Creare ansia non mi genera reddito. Né particolare piacere fisico o emotivo. Provare a dire la verità, sì. Perché contestualmente, in Germania la retorica continua a mietere vittime. Dopo Volkswagen, è stato il turno di Bosch. Componentistica per l’automotive. Che taglia 5.000 posti di lavoro. Di cui 3.800 in patria. E gli altri? Calcolando che fra Bosch Italia e le sue 18 controllate, il colosso teutonico garantisce occupazione a 6.000 lavoratori nel nostro Paese. Temo che siamo fra i papabili nel dover pagare dazio. Il tutto dopo i 2.000 tagli della turca Beko nei suoi 3 stabilimenti del Belpaese.
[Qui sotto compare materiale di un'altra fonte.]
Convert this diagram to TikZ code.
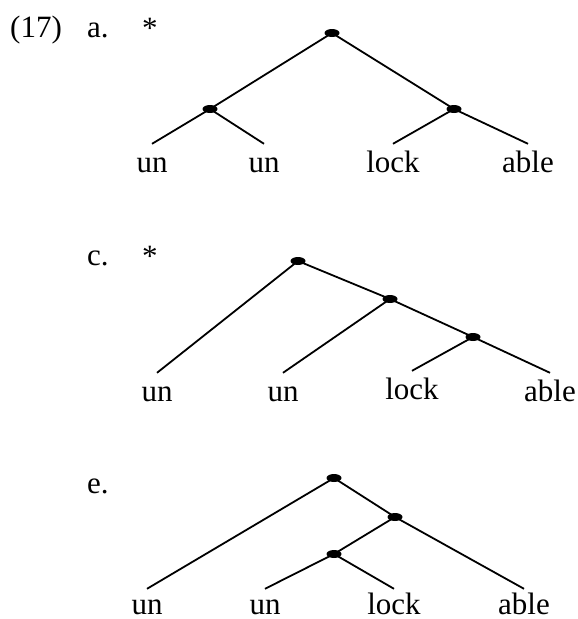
\documentclass[tikz,border=0pt]{standalone}
\usepackage{fontspec}
\setmainfont{Liberation Serif}
\usetikzlibrary{shapes.geometric}
\begin{document}
\begin{tikzpicture}[x=1pt,y=-1pt,
  dot/.style={ellipse,fill=black,inner sep=0pt,minimum width=15pt,minimum height=8pt},
  leaf/.style={anchor=base,inner sep=0pt,text height=28pt,font=\fontsize{31}{36}\selectfont},
  lowleaf/.style={leaf,text height=25pt},
  lbl/.style={anchor=base west,inner sep=0pt,font=\fontsize{31}{36}\selectfont},
  edge/.style={line width=1.8pt}]
\useasboundingbox (0,0) rectangle (578,619);
% labels
\node[lbl] (num) at (10,37) {(17)};
\node[lbl] (la) at (87,37) {a.};
\node[lbl] (sa) at (142,38) {*};
\node[lbl] (lc) at (87,265) {c.};
\node[lbl] (sc) at (142,266) {*};
\node[lbl] (le) at (87,493) {e.};
% tree a
\node[dot] (ar) at (332,33) {};
\node[dot] (al) at (210,109) {};
\node[dot] (arr) at (454,109) {};
\node[leaf] (a1) at (152,172) {un};
\node[leaf] (a2) at (264,172) {un};
\node[leaf] (a3) at (393,172) {lock};
\node[leaf] (a4) at (528,172) {able};
\draw[edge] (ar.center) -- (al.center);
\draw[edge] (ar.center) -- (arr.center);
\draw[edge] (al.center) -- (a1.north);
\draw[edge] (al.center) -- (a2.north);
\draw[edge] (arr.center) -- (a3.north);
\draw[edge] (arr.center) -- (a4.north);
% tree c
\node[dot] (cr) at (298,261) {};
\node[dot] (cm) at (390,299) {};
\node[dot] (cl) at (473,337) {};
\node[leaf] (c1) at (157,401) {un};
\node[leaf] (c2) at (283,401) {un};
\node[leaf] (c3) at (412,399) {lock};
\node[leaf] (c4) at (550,401) {able};
\draw[edge] (cr.center) -- (c1.north);
\draw[edge] (cr.center) -- (cm.center);
\draw[edge] (cm.center) -- (c2.north);
\draw[edge] (cm.center) -- (cl.center);
\draw[edge] (cl.center) -- (c3.north);
\draw[edge] (cl.center) -- (c4.north);
% tree e
\node[dot] (er) at (334,478) {};
\node[dot] (em) at (395,517) {};
\node[dot] (el) at (334,554) {};
\node[lowleaf] (e1) at (147,614) {un};
\node[lowleaf] (e2) at (265,614) {un};
\node[lowleaf] (e3) at (394,614) {lock};
\node[lowleaf] (e4) at (524,614) {able};
\draw[edge] (er.center) -- (e1.north);
\draw[edge] (er.center) -- (em.center);
\draw[edge] (em.center) -- (el.center);
\draw[edge] (em.center) -- (e4.north);
\draw[edge] (el.center) -- (e2.north);
\draw[edge] (el.center) -- (e3.north);
\end{tikzpicture}
\end{document}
Davvero a fronte di una situazione come questa, nessuno si sente responsabilmente in dovere di chiedere al Governo quale sia la reale situazione del nostro approvvigionamento energetico, stante il peso della bolletta sui conti delle PMI? O ci interessa solo Stellantis, nel bene e nel male? Perché al netto degli ultimi quattro giorni, finora anche al Nord abbiamo vissuto una primavera anticipata come clima. Ma pare che il generale inverno stia per arrivare. E fino a marzo, toccherà farci i conti. In un contesto geopolitico che vede Mosca sparare missili ipersonici e rivedere per l’ennesima volta le regole d’ingaggio della sua dottrina nucleare.
A che punto è la situazione in Algeria? Quanto siamo dipendenti, realmente, dai flussi russi che Gazprom ha appena riattivato attraverso l’Austria, tanto per far capire chi ha la conduttura dalla parte della manopola? E quanto dal costosissimo LNG statunitense, stante un ministro competente in materia che Donald Trump ha scelto in barba ai più elementari vincoli del conflitto di interesse, poiché fondatore di un’azienda di fracking e ora azionista di una impegnata nel nucleare di nuova generazione. Io capisco che i mandati d’arresto del Tribunale farsa dell’Aja rappresentino un comodo argomento di discussione politica, poiché totalmente risk-free a livello di ricasco sugli umori del proprio elettorato. Ma ci rendiamo conto che in un contesto macro da recessione conclamata come quello che sta già vivendo l’Europa – il PMI tedesco e francese di cui vi ho parlato la scorsa settimana certificano il fatto oltre ogni ragionevole dubbio, dopo il rimbalzo da gatto morto estivo e post-Olimpiadi -, un Governo responsabile non può limitarsi a incasellare i fondi in Manovra per cercare di soddisfare mance e mancette di tutti i partiti e delle loro lobbies?